The question is where our efforts should turn next. On a weekly, even daily basis, police kill unarmed Black men and women. Last week, Daunte Wright, a 20-year-old father, was shot and killed just 10 miles from where the jury reached a verdict. On Tuesday afternoon—the same day Chauvin was charged—Ma’Khia Bryant, a 16-year-old girl, was fatally shot outside of her home after calling the police for help.

Americans are searching for answers. How do we truly reform policing and reckon with racism in our country?

One way, of course, is to respond when misconduct does occur—what can be considered back-end accountability. When something goes wrong in policing, it is crucial that we are not complacent. Certainly, police unions, the qualified immunity doctrine and other features of our legal system have made it difficult to “police the police.” And reforming these features of our system will mean that we will be able to hold officers like Derek Chauvin accountable when they improperly and recklessly take life and liberty.

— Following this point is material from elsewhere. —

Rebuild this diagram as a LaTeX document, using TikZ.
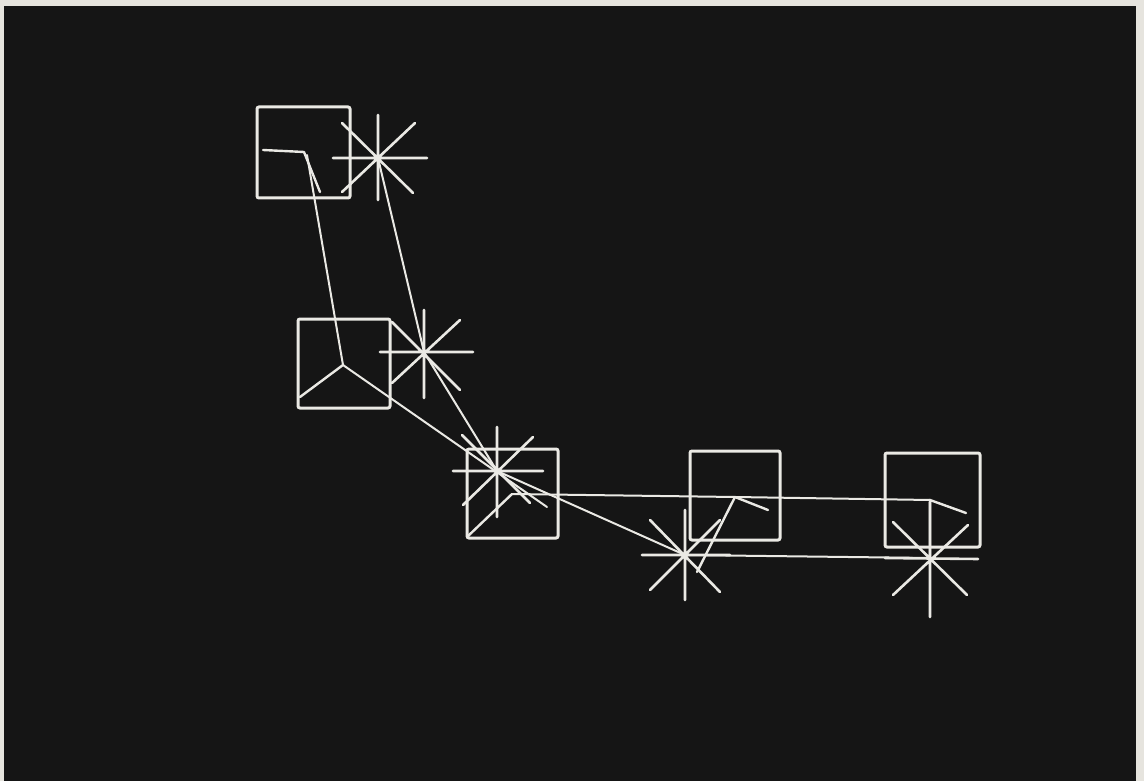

Reform, however, must also focus on front-end accountability, ensuring that we create transparency and democratic legitimacy in the way police interact with our communities. Front-end accountability means rules are transparent before officials act, and that we all have a chance to weigh in as to how our communities are policed—including when diversion and community alternatives to law enforcement are appropriate. It also means examining the training and education police receive, and the militarization mindset that has perpetuated police brutality. Front-end reforms are needed to prevent bad outcomes in the first place.

There are thousands of encounters with police that never make the news, where traffic stops or so-called “consensual” encounters perpetuate the fear Black Americans live with every day when they interact with law enforcement. True reform, true justice, will only be achieved when we address the root causes of this fear, rather than ignore the reality of racism in the system.